Reproduce exactly, and only, the lines of the material below running from the line bearing "What Plotly code" through the line bearing "import plotly.graph_objects as go". Leave any pictures out.

-- Begin GIVEN INFORMATION --

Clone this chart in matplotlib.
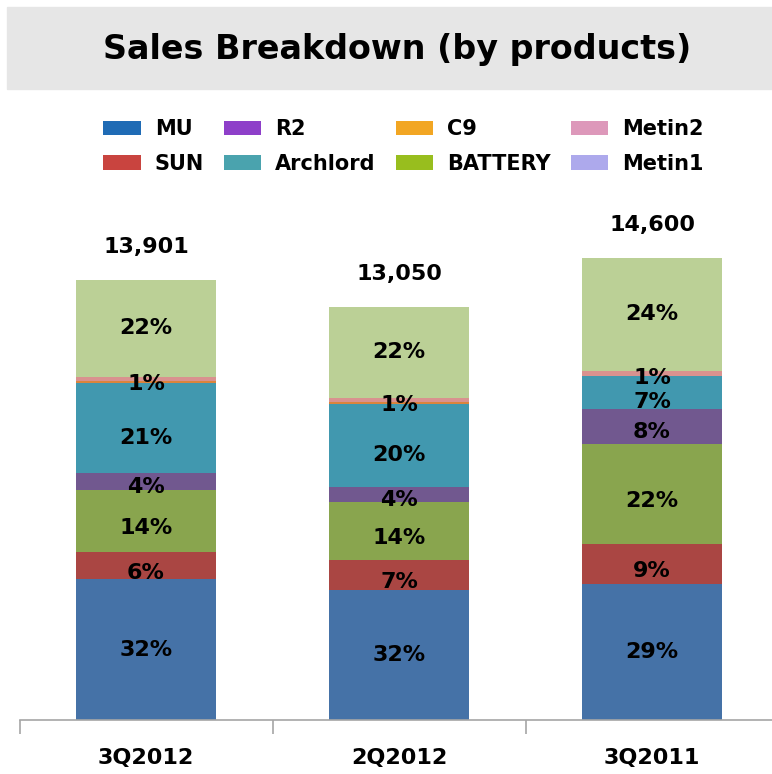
import matplotlib
matplotlib.use('Agg')
import matplotlib.pyplot as plt
from matplotlib.patches import Patch, Rectangle
import numpy as np

# ==========================================
# Data
# ==========================================
quarters = ['3Q2012', '2Q2012', '3Q2011']
totals = [13901, 13050, 14600]

# segment shares (%), bottom to top
series = ['MU', 'SUN', 'BATTERY', 'R2', 'Archlord', 'C9', 'Metin2', 'Others']
mu = [32, 31.5, 29.4]
sun = [6.2, 7.2, 8.7]
battery = [14, 14, 21.6]
r2 = [3.9, 3.7, 7.6]
archlord = [20.6, 20.1, 7.1]
c9 = [0.3, 0.4, 0.1]
metin2 = [1.0, 1.1, 1.1]
others = [22.0, 22.0, 24.4]
shares = [mu, sun, battery, r2, archlord, c9, metin2, others]

bar_colors = ['#4572A7', '#AA4643', '#89A54E', '#71588F', '#4198AF',
              '#DB843D', '#D9928F', '#BBD096']

# legend (uses the brighter legend swatches of the original)
legend_names = ['MU', 'SUN', 'R2', 'Archlord', 'C9', 'BATTERY', 'Metin2', 'Metin1']
legend_colors = ['#1F6BB5', '#C9443F', '#8E3FC9', '#4AA3AE',
                 '#F2A623', '#98BE1E', '#DD98BA', '#ADA9EC']

# which segments get a % label
label_series = ['MU', 'SUN', 'BATTERY', 'R2', 'Archlord', 'Metin2', 'Others']
# small vertical nudge of labels (points), as in the original
label_shift = {'MU': 0, 'SUN': -5, 'BATTERY': -5, 'R2': -4, 'Archlord': -7,
               'Metin2': -2, 'Others': 0}

plt.rcParams['font.family'] = ['DejaVu Sans']

# ==========================================
# Figure
# ==========================================
W, H = 772, 774
fig = plt.figure(figsize=(W / 100, H / 100), dpi=100)

# title banner
fig.patches.append(Rectangle((7 / W, 1 - 89 / H), (W - 7) / W, 82 / H,
                             transform=fig.transFigure, color='#E6E6E6', zorder=0))
fig.text(397 / W, 1 - 50 / H, 'Sales Breakdown (by products)', ha='center', va='center',
         fontsize=24, fontweight='bold')

# axes: baseline at y=720 px, categories 253 px wide
base = 720
top = 200
cat_w = 253
ax = fig.add_axes([19.5 / W, (H - base) / H, (W - 19.5) / W, (base - top) / H])
px_per_unit = 440 / 13901
ax.set_ylim(0, (base - top) / px_per_unit)
ax.set_xlim(-0.5, -0.5 + (W - 19.5) / cat_w)

x = np.arange(len(quarters))
bottoms = np.zeros(len(quarters))
share_arr = np.array(shares, dtype=float)
share_arr = share_arr / share_arr.sum(axis=0)
for name, sh, col in zip(series, share_arr, bar_colors):
    vals = sh * np.array(totals)
    ax.bar(x, vals, bottom=bottoms, width=140 / cat_w, color=col, edgecolor='none', zorder=2)
    if name in label_series:
        raw = shares[series.index(name)]
        for i in range(len(x)):
            yc = bottoms[i] + vals[i] / 2
            if name == 'Metin2':
                yc = bottoms[i]
            ax.annotate(f'{int(round(raw[i]))}%', (x[i], yc),
                        xytext=(0, label_shift[name]), textcoords='offset points',
                        ha='center', va='center', fontsize=16, fontweight='bold',
                        color='black', zorder=3)
    bottoms += vals

for i, t in enumerate(totals):
    ax.annotate(f'{t:,}', (x[i], t), xytext=(0, 24), textcoords='offset points',
                ha='center', va='center', fontsize=16, fontweight='bold')

for s in ['top', 'right', 'left']:
    ax.spines[s].set_visible(False)
ax.spines['bottom'].set_color('#A6A6A6')
ax.spines['bottom'].set_linewidth(1.2)
ax.set_yticks([])
ax.set_xticks(x)
ax.set_xticklabels(quarters, fontsize=16, fontweight='bold')
ax.tick_params(axis='x', which='major', length=0, pad=20)
ax.set_xticks([-0.5, 0.5, 1.5], minor=True)
ax.tick_params(axis='x', which='minor', length=10, width=1.2, color='#A6A6A6')

handles = [Patch(facecolor=c, edgecolor='none') for c in legend_colors]
fig.legend(handles, legend_names, ncol=4, loc='upper left',
           bbox_to_anchor=(93 / W, 1 - 109 / H), frameon=False, borderpad=0,
           prop={'weight': 'bold', 'size': 15},
           handlelength=1.8, handleheight=0.7, handletextpad=0.67,
           columnspacing=0.95, labelspacing=0.7)

plt.savefig('out.png', dpi=100)
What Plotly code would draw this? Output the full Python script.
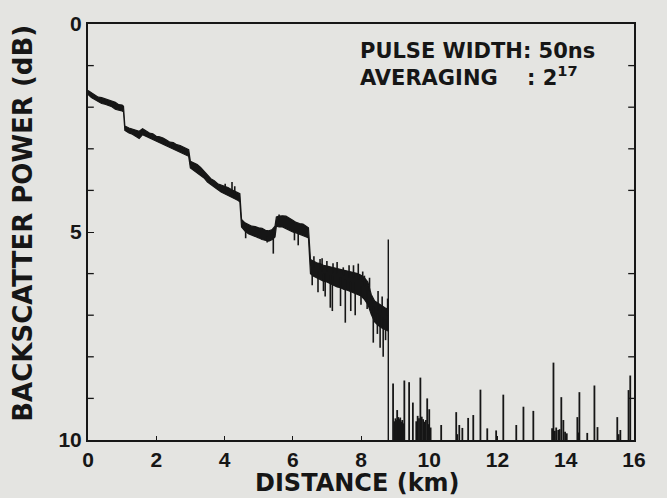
import plotly.graph_objects as go

# ---- OTDR backscatter trace ----
# band of the averaged trace: distance (km), upper and lower edge (dB)
dist_km = [0.00, 0.10, 0.20, 0.30, 0.40, 0.50, 0.60, 0.70, 0.80, 0.90, 1.00, 1.04,
           1.08, 1.20, 1.30, 1.40, 1.50, 1.60, 1.70, 1.80, 1.90, 2.00, 2.10, 2.20,
           2.30, 2.40, 2.50, 2.60, 2.70, 2.80, 2.90, 2.95, 3.00, 3.10, 3.20, 3.30,
           3.40, 3.50, 3.60, 3.70, 3.80, 3.90, 4.00, 4.10, 4.20, 4.30, 4.40, 4.45,
           4.50, 4.60, 4.70, 4.80, 4.90, 5.00, 5.10, 5.20, 5.30, 5.40, 5.48, 5.52,
           5.60, 5.70, 5.80, 5.90, 6.00, 6.10, 6.20, 6.30, 6.40, 6.46, 6.52, 6.60,
           6.70, 6.80, 6.90, 7.00, 7.10, 7.20, 7.30, 7.40, 7.50, 7.60, 7.70, 7.80,
           7.90, 8.00, 8.10, 8.20, 8.30, 8.40, 8.50, 8.60, 8.70, 8.80]
upper_db = [1.60, 1.66, 1.70, 1.76, 1.77, 1.80, 1.83, 1.86, 1.88, 1.94, 1.95, 1.98,
            2.45, 2.50, 2.53, 2.56, 2.58, 2.52, 2.57, 2.62, 2.64, 2.70, 2.71, 2.74,
            2.79, 2.84, 2.85, 2.90, 2.92, 2.96, 2.99, 3.02, 3.30, 3.34, 3.38, 3.45,
            3.54, 3.61, 3.72, 3.77, 3.84, 3.87, 3.90, 3.93, 3.98, 4.03, 4.06, 4.08,
            4.70, 4.78, 4.83, 4.86, 4.87, 4.90, 4.91, 4.96, 4.97, 4.94, 4.86, 4.64,
            4.62, 4.61, 4.62, 4.66, 4.72, 4.77, 4.80, 4.81, 4.86, 4.90, 5.66, 5.70,
            5.74, 5.76, 5.80, 5.82, 5.84, 5.86, 5.88, 5.90, 5.92, 5.94, 5.96, 5.98,
            6.00, 6.04, 6.10, 6.20, 6.50, 6.66, 6.72, 6.76, 6.82, 6.86]
lower_db = [1.69, 1.77, 1.83, 1.87, 1.91, 1.93, 1.95, 1.99, 2.05, 2.07, 2.09, 2.11,
            2.56, 2.62, 2.65, 2.69, 2.75, 2.66, 2.70, 2.74, 2.78, 2.82, 2.86, 2.90,
            2.94, 2.98, 3.02, 3.05, 3.08, 3.12, 3.16, 3.18, 3.46, 3.54, 3.58, 3.64,
            3.70, 3.80, 3.88, 3.92, 3.98, 4.04, 4.08, 4.12, 4.16, 4.20, 4.24, 4.28,
            4.88, 4.98, 5.04, 5.08, 5.10, 5.14, 5.18, 5.20, 5.22, 5.18, 5.12, 4.86,
            4.88, 4.88, 4.92, 4.96, 5.00, 5.02, 5.06, 5.08, 5.12, 5.14, 6.00, 6.06,
            6.10, 6.14, 6.18, 6.20, 6.24, 6.28, 6.32, 6.34, 6.38, 6.40, 6.44, 6.46,
            6.50, 6.54, 6.62, 6.74, 6.98, 7.16, 7.24, 7.30, 7.34, 7.38]

# noise excursions on the trace: distance, where they leave the band, tip (dB)
excursion_km = [5.25, 5.43, 6.16, 6.05, 4.62, 6.57, 6.74, 6.90, 6.95, 7.10, 7.16,
                7.40, 7.54, 7.70, 7.83, 8.00, 8.18, 8.36, 8.48, 8.56, 8.65, 8.72,
                4.02, 4.22, 4.30, 5.60, 6.86, 7.18, 7.48, 7.92, 8.50, 8.10,
                6.62, 6.80, 7.00, 7.30, 7.65, 7.78, 8.05, 8.25, 8.62, 8.78]
excursion_base_db = [5.10, 5.05, 5.00, 4.95, 4.90, 5.85, 5.95, 6.00, 6.00, 6.05, 6.05,
                     6.10, 6.15, 6.20, 6.20, 6.30, 6.40, 6.80, 6.95, 7.00, 7.05, 7.10,
                     3.98, 4.06, 4.10, 4.75, 5.95, 6.00, 6.05, 6.15, 6.90, 6.30,
                     5.85, 5.90, 5.95, 6.00, 6.10, 6.10, 6.20, 6.40, 6.95, 7.00]
excursion_tip_db = [5.25, 5.52, 5.32, 5.20, 5.15, 6.28, 6.45, 6.42, 6.55, 6.82, 6.90,
                    6.78, 7.18, 6.90, 7.00, 6.75, 6.85, 7.66, 7.45, 7.78, 8.00, 7.60,
                    3.84, 3.80, 3.90, 4.58, 5.63, 5.75, 5.85, 5.76, 6.42, 6.05,
                    5.58, 5.65, 5.70, 5.72, 5.80, 5.80, 5.95, 6.10, 6.55, 6.60]

# fibre-end reflection
end_km = 8.80
end_top_db = 5.18

# spikes in the noise floor beyond the fibre end
floor_spike_km = [8.94, 9.06, 9.27, 9.41, 9.52, 9.74, 9.94, 10.00, 10.35, 10.79,
                  10.88, 10.97, 11.14, 11.29, 11.50, 11.70, 11.96, 12.17, 12.55,
                  12.76, 13.05, 13.64, 13.87, 13.93, 14.34, 14.40, 14.63, 14.84,
                  14.93, 15.51, 15.60, 15.84, 15.89,
                  8.98, 9.01, 9.04, 9.09, 9.12, 9.15, 9.18, 9.21, 9.24,
                  9.62, 9.66, 9.70, 9.78, 9.82, 9.86, 9.90, 9.97, 10.04,
                  13.60, 13.68, 13.72, 13.78, 13.82, 13.98, 14.03, 10.82, 14.37, 15.55]
floor_spike_db = [8.64, 9.28, 8.57, 8.61, 9.10, 8.50, 9.00, 9.26, 9.64, 9.33,
                  9.64, 9.71, 9.47, 9.40, 8.79, 9.72, 9.77, 8.91, 9.64,
                  9.20, 9.30, 8.14, 8.97, 9.52, 9.45, 8.85, 9.83, 8.69,
                  9.69, 9.45, 9.76, 8.80, 8.45,
                  9.55, 9.48, 9.52, 9.45, 9.50, 9.46, 9.56, 9.52, 9.60,
                  9.55, 9.42, 9.48, 9.44, 9.50, 9.56, 9.52, 9.62, 9.70,
                  9.72, 9.78, 9.70, 9.76, 9.74, 9.80, 9.84, 9.86, 9.82, 9.86]

x_ticks = [0, 2, 4, 6, 8, 10, 12, 14, 16]
y_ticks = [0, 5, 10]
y_minor = [1, 2, 3, 4, 6, 7, 8, 9]

INK = "#161616"
BG = "#e4e4e1"
TXT_FONT = "DejaVu Sans"
NUM_FONT = "Liberation Sans"

fig = go.Figure()

# averaged trace as a filled band
fig.add_trace(go.Scatter(
    x=dist_km + dist_km[::-1],
    y=upper_db + lower_db[::-1],
    fill="toself", fillcolor=INK, mode="lines",
    line=dict(color=INK, width=1.2), hoverinfo="skip", showlegend=False))

# noise excursions off the band
ex_x, ex_y = [], []
for k, b, t in zip(excursion_km, excursion_base_db, excursion_tip_db):
    ex_x += [k, k, None]
    ex_y += [b, t, None]
fig.add_trace(go.Scatter(x=ex_x, y=ex_y, mode="lines",
                         line=dict(color=INK, width=1.6), showlegend=False))

# fibre-end reflection line
fig.add_trace(go.Scatter(x=[end_km, end_km], y=[end_top_db, 10], mode="lines",
                         line=dict(color=INK, width=1.4), showlegend=False))

# floor spikes
fs_x, fs_y = [], []
for k, t in zip(floor_spike_km, floor_spike_db):
    fs_x += [k, k, None]
    fs_y += [10, t, None]
fig.add_trace(go.Scatter(x=fs_x, y=fs_y, mode="lines",
                         line=dict(color=INK, width=1.8), showlegend=False))

# minor ticks on both vertical frame edges
for v in y_minor:
    for side in ("left", "right"):
        x0 = 0 if side == "left" else 16
        fig.add_shape(type="line", xref="x", yref="y",
                      x0=x0, x1=x0 + (0.17 if side == "left" else -0.17),
                      y0=v, y1=v, line=dict(color=INK, width=1.3))

fig.update_xaxes(range=[0, 16], tickvals=x_ticks, ticktext=[str(v) for v in x_ticks],
                 ticks="inside", ticklen=4, tickwidth=1.3, tickcolor=INK,
                 showline=True, linecolor=INK, linewidth=2, mirror=True,
                 showgrid=False, zeroline=False,
                 tickfont=dict(family=NUM_FONT, size=21, color=INK, weight="bold"))
fig.update_yaxes(range=[10, 0], tickvals=y_ticks, ticktext=[str(v) for v in y_ticks],
                 ticks="inside", ticklen=6, tickwidth=1.3, tickcolor=INK,
                 showline=True, linecolor=INK, linewidth=2, mirror=True,
                 showgrid=False, zeroline=False,
                 tickfont=dict(family=NUM_FONT, size=21, color=INK, weight="bold"))

# measurement settings, two lines in one block
fig.add_annotation(
    text="PULSE WIDTH: 50ns<br>AVERAGING    : 2<sup>17</sup>",
    x=0.494, y=0.903, xref="paper", yref="paper", xanchor="left", yanchor="middle",
    align="left", showarrow=False,
    font=dict(family=TXT_FONT, size=21, color=INK, weight="bold"))

fig.add_annotation(text="DISTANCE (km)", x=0.494, y=-0.103, xref="paper", yref="paper",
                   xanchor="center", yanchor="middle", showarrow=False,
                   font=dict(family=TXT_FONT, size=24, color=INK, weight="bold"))
fig.add_annotation(text="BACKSCATTER POWER (dB)", x=-0.119, y=0.52, xref="paper",
                   yref="paper", xanchor="center", yanchor="middle", textangle=-90,
                   showarrow=False, font=dict(family=TXT_FONT, size=26, color=INK,
                                              weight="bold"))

fig.update_layout(width=667, height=498,
                  margin=dict(l=88, r=33, t=21, b=58),
                  paper_bgcolor=BG, plot_bgcolor=BG, showlegend=False)

fig.write_html("out.html")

-- End GIVEN INFORMATION --

THE OUTPUT –
What Plotly code would draw this? Output the full Python script.
import plotly.graph_objects as go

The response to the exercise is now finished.